An appropriate form of order will be presented to the Court in compliance with this memorandum, including the directions contained in Footnotes 1 and 2.

. While no order has been entered allow? ing the filing of the second amended complaint, for the purposes of this memorandum and a decision of the case the plaintiff’s claim will be accepted by the Court as alleged in the second amended complaint, and the defendants’ motion to dismiss will be treated as directed thereto. The order to be entered pursuant to this memorandum will formally allow the filing of the second amended complaint and will provide that the defendants’ motion to dismiss is directed to such second amended complaint.

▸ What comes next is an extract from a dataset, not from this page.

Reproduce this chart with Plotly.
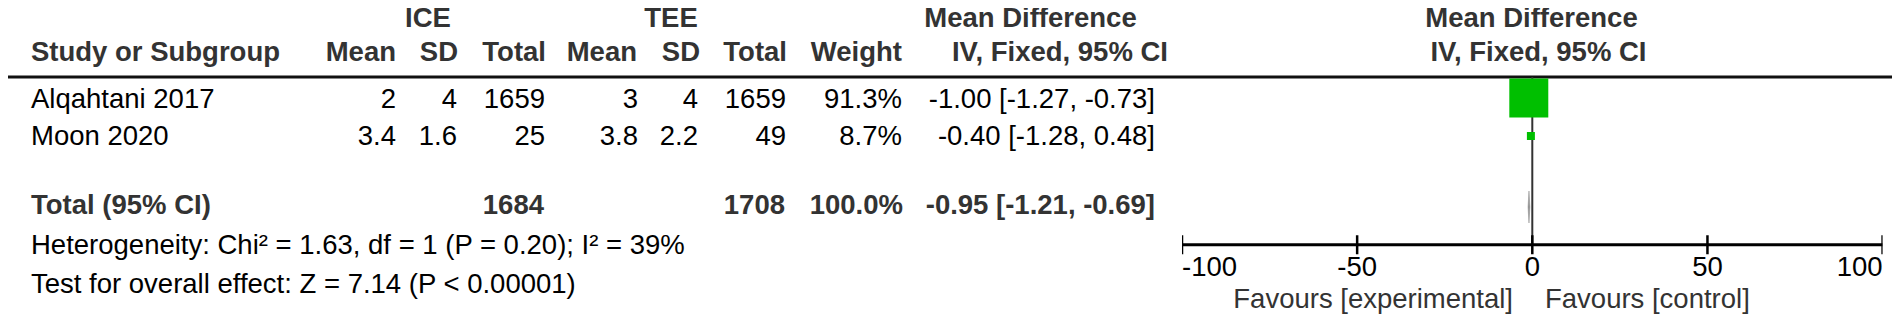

. At the hearing upon the order to show cause why an injunction should not issue, the Court' requested supplemental briefs from the respective parties as to the legal authority to appoint the ASO State Committee and the State ASO Administrative Officer, and as to the legal authority to discharge the State Administrative Officer. Such briefs were filed and the defendants’ brief is accompanied by 14 exhibits consisting of pertinent letters, forms, regulations, etc. Many of the same letters, forms and regulations are discussed by the plaintiff in bis supplemental brief. All of these exhibits have been considered by the Court in disposing of the questions before the Court for decision, as well as the exhibits attached to the original complaint and adopted by reference in the second amended complaint. Consequently, the order to be entered pursuant to this memorandum should provide that all exhibits attached to defendants’ supplemental brief constitute and are treated as a part of their motion to dismiss.